Figure scripts:

★ ★ ★ ★

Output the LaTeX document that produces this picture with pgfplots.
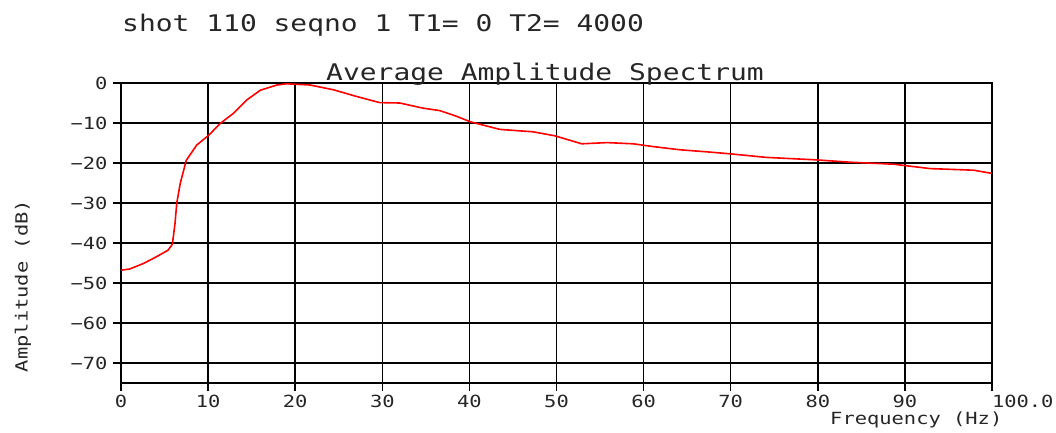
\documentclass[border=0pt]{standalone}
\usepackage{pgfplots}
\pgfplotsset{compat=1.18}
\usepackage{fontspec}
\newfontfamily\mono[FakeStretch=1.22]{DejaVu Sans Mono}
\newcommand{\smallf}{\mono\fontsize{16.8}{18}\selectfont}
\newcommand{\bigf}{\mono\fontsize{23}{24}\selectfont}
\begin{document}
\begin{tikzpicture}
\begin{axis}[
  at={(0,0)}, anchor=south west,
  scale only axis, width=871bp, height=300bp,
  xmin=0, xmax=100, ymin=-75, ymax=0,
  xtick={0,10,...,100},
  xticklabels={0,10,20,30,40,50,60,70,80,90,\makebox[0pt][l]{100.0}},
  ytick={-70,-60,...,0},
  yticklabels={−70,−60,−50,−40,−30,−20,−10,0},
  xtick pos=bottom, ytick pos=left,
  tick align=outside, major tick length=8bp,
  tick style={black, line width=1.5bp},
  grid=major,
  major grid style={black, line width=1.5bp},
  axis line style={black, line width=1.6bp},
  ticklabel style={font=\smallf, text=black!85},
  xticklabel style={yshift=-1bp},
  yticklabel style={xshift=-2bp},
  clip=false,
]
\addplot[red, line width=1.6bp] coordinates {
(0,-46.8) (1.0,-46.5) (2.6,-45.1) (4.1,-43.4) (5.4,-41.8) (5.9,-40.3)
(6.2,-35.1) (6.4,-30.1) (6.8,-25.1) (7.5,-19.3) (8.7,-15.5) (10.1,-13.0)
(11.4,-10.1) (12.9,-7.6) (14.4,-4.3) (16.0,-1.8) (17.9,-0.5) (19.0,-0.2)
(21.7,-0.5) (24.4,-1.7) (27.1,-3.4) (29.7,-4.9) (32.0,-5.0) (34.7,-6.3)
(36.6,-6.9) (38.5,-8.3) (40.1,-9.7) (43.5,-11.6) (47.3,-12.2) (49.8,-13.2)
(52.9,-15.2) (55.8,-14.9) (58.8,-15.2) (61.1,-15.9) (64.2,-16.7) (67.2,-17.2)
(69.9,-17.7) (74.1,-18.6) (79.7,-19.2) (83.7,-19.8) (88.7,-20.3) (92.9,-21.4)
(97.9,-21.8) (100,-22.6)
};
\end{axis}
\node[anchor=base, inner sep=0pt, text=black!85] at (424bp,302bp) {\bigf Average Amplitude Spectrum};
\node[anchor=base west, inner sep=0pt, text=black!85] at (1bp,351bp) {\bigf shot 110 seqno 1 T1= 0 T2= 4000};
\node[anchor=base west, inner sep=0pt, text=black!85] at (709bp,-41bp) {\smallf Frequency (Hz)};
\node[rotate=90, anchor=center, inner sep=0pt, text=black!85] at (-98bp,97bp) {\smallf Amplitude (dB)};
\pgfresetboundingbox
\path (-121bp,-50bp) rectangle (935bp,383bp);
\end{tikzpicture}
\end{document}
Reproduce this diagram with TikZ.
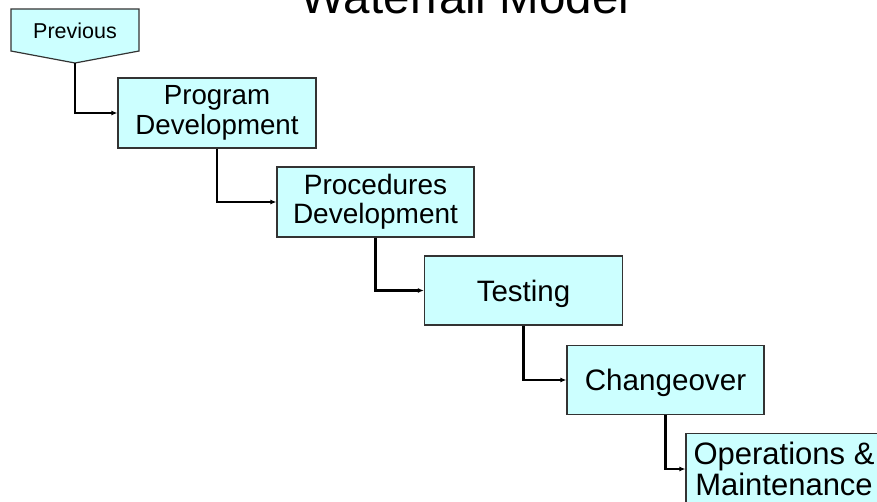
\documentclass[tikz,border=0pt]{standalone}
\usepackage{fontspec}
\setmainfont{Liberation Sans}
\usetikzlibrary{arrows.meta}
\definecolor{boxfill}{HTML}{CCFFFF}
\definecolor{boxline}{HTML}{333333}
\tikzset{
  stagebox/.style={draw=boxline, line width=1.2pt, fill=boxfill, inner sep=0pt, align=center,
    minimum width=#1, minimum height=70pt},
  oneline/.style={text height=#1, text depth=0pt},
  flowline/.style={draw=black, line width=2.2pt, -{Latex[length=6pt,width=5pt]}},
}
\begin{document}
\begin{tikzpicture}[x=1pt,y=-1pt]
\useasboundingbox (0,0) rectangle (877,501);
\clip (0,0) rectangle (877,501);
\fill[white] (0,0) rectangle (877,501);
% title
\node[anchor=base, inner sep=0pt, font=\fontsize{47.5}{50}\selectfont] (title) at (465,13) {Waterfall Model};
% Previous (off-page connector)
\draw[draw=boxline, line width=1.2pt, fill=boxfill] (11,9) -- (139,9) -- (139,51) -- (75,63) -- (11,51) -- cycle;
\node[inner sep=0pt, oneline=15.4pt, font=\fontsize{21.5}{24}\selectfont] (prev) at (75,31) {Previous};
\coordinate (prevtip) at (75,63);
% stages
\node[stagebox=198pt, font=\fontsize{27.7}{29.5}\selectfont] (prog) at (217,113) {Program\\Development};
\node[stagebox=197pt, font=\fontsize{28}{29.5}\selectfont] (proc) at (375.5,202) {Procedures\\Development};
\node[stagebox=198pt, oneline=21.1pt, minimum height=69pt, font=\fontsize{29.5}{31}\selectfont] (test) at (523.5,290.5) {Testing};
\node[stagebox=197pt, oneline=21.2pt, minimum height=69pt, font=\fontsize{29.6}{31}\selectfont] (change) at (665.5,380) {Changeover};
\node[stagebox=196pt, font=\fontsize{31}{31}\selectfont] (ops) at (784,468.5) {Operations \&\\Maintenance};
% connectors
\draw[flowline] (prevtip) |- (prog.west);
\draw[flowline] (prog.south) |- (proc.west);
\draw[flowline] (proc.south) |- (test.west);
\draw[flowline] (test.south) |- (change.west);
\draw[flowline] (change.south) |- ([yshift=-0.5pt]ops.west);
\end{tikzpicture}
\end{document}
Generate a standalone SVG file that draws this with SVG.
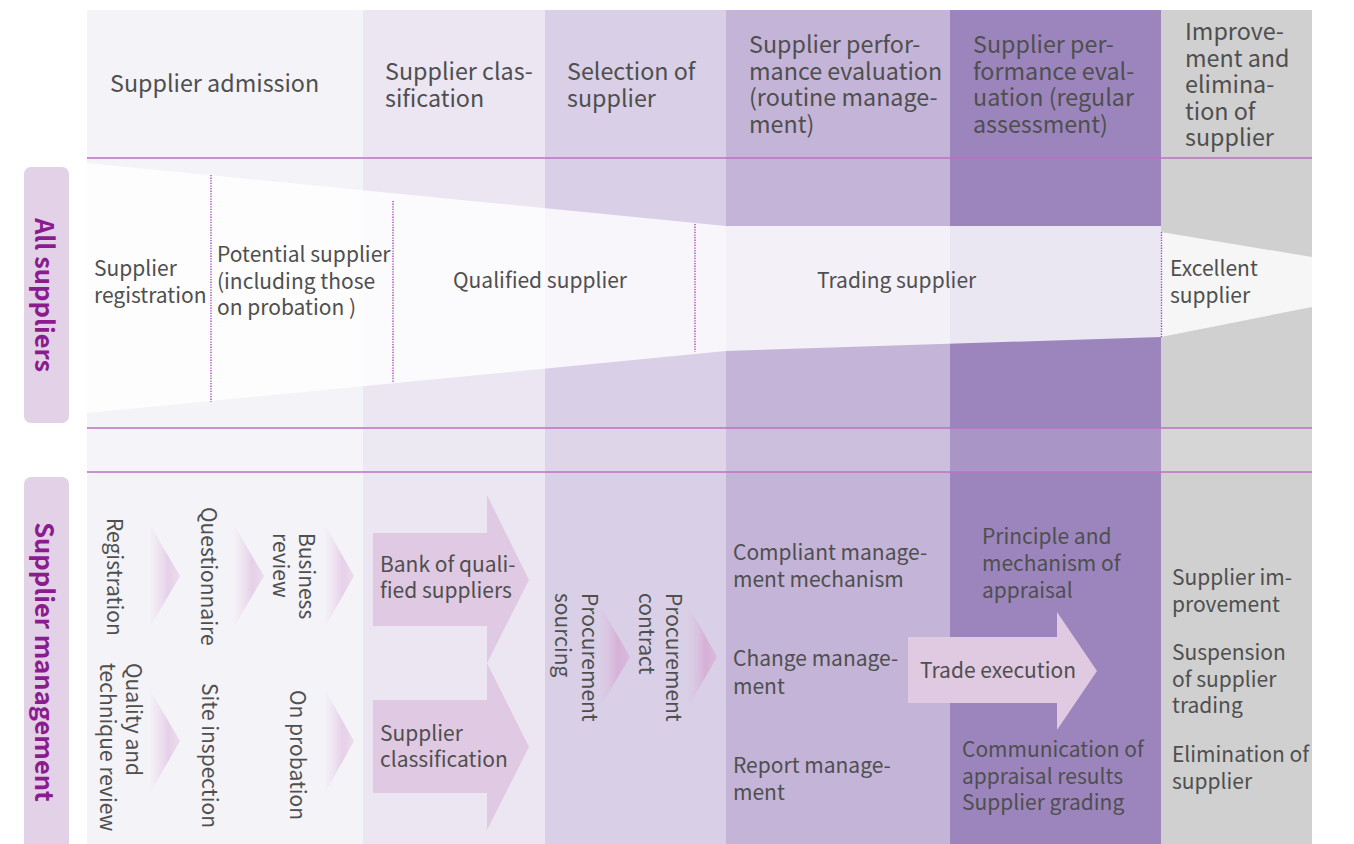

★ ★ ★ ★

» Set exercise:
Copy every line of the data exactly as written, excluding the pictures.

» Answer to this exercise:
Output the LaTeX document that produces this picture with pgfplots.
\documentclass[border=0pt]{standalone}
\usepackage{pgfplots}
\pgfplotsset{compat=1.18}
\usepackage{fontspec}
\newfontfamily\mono[FakeStretch=1.22]{DejaVu Sans Mono}
\newcommand{\smallf}{\mono\fontsize{16.8}{18}\selectfont}
\newcommand{\bigf}{\mono\fontsize{23}{24}\selectfont}
\begin{document}
\begin{tikzpicture}
\begin{axis}[
  at={(0,0)}, anchor=south west,
  scale only axis, width=871bp, height=300bp,
  xmin=0, xmax=100, ymin=-75, ymax=0,
  xtick={0,10,...,100},
  xticklabels={0,10,20,30,40,50,60,70,80,90,\makebox[0pt][l]{100.0}},
  ytick={-70,-60,...,0},
  yticklabels={−70,−60,−50,−40,−30,−20,−10,0},
  xtick pos=bottom, ytick pos=left,
  tick align=outside, major tick length=8bp,
  tick style={black, line width=1.5bp},
  grid=major,
  major grid style={black, line width=1.5bp},
  axis line style={black, line width=1.6bp},
  ticklabel style={font=\smallf, text=black!85},
  xticklabel style={yshift=-1bp},
  yticklabel style={xshift=-2bp},
  clip=false,
]
\addplot[red, line width=1.6bp] coordinates {
(0,-46.8) (1.0,-46.5) (2.6,-45.1) (4.1,-43.4) (5.4,-41.8) (5.9,-40.3)
(6.2,-35.1) (6.4,-30.1) (6.8,-25.1) (7.5,-19.3) (8.7,-15.5) (10.1,-13.0)
(11.4,-10.1) (12.9,-7.6) (14.4,-4.3) (16.0,-1.8) (17.9,-0.5) (19.0,-0.2)
(21.7,-0.5) (24.4,-1.7) (27.1,-3.4) (29.7,-4.9) (32.0,-5.0) (34.7,-6.3)
(36.6,-6.9) (38.5,-8.3) (40.1,-9.7) (43.5,-11.6) (47.3,-12.2) (49.8,-13.2)
(52.9,-15.2) (55.8,-14.9) (58.8,-15.2) (61.1,-15.9) (64.2,-16.7) (67.2,-17.2)
(69.9,-17.7) (74.1,-18.6) (79.7,-19.2) (83.7,-19.8) (88.7,-20.3) (92.9,-21.4)
(97.9,-21.8) (100,-22.6)
};
\end{axis}
\node[anchor=base, inner sep=0pt, text=black!85] at (424bp,302bp) {\bigf Average Amplitude Spectrum};
\node[anchor=base west, inner sep=0pt, text=black!85] at (1bp,351bp) {\bigf shot 110 seqno 1 T1= 0 T2= 4000};
\node[anchor=base west, inner sep=0pt, text=black!85] at (709bp,-41bp) {\smallf Frequency (Hz)};
\node[rotate=90, anchor=center, inner sep=0pt, text=black!85] at (-98bp,97bp) {\smallf Amplitude (dB)};
\pgfresetboundingbox
\path (-121bp,-50bp) rectangle (935bp,383bp);
\end{tikzpicture}
\end{document}
Reproduce this diagram with TikZ.
\documentclass[tikz,border=0pt]{standalone}
\usepackage{fontspec}
\setmainfont{Liberation Sans}
\usetikzlibrary{arrows.meta}
\definecolor{boxfill}{HTML}{CCFFFF}
\definecolor{boxline}{HTML}{333333}
\tikzset{
  stagebox/.style={draw=boxline, line width=1.2pt, fill=boxfill, inner sep=0pt, align=center,
    minimum width=#1, minimum height=70pt},
  oneline/.style={text height=#1, text depth=0pt},
  flowline/.style={draw=black, line width=2.2pt, -{Latex[length=6pt,width=5pt]}},
}
\begin{document}
\begin{tikzpicture}[x=1pt,y=-1pt]
\useasboundingbox (0,0) rectangle (877,501);
\clip (0,0) rectangle (877,501);
\fill[white] (0,0) rectangle (877,501);
% title
\node[anchor=base, inner sep=0pt, font=\fontsize{47.5}{50}\selectfont] (title) at (465,13) {Waterfall Model};
% Previous (off-page connector)
\draw[draw=boxline, line width=1.2pt, fill=boxfill] (11,9) -- (139,9) -- (139,51) -- (75,63) -- (11,51) -- cycle;
\node[inner sep=0pt, oneline=15.4pt, font=\fontsize{21.5}{24}\selectfont] (prev) at (75,31) {Previous};
\coordinate (prevtip) at (75,63);
% stages
\node[stagebox=198pt, font=\fontsize{27.7}{29.5}\selectfont] (prog) at (217,113) {Program\\Development};
\node[stagebox=197pt, font=\fontsize{28}{29.5}\selectfont] (proc) at (375.5,202) {Procedures\\Development};
\node[stagebox=198pt, oneline=21.1pt, minimum height=69pt, font=\fontsize{29.5}{31}\selectfont] (test) at (523.5,290.5) {Testing};
\node[stagebox=197pt, oneline=21.2pt, minimum height=69pt, font=\fontsize{29.6}{31}\selectfont] (change) at (665.5,380) {Changeover};
\node[stagebox=196pt, font=\fontsize{31}{31}\selectfont] (ops) at (784,468.5) {Operations \&\\Maintenance};
% connectors
\draw[flowline] (prevtip) |- (prog.west);
\draw[flowline] (prog.south) |- (proc.west);
\draw[flowline] (proc.south) |- (test.west);
\draw[flowline] (test.south) |- (change.west);
\draw[flowline] (change.south) |- ([yshift=-0.5pt]ops.west);
\end{tikzpicture}
\end{document}
Generate a standalone SVG file that draws this with SVG.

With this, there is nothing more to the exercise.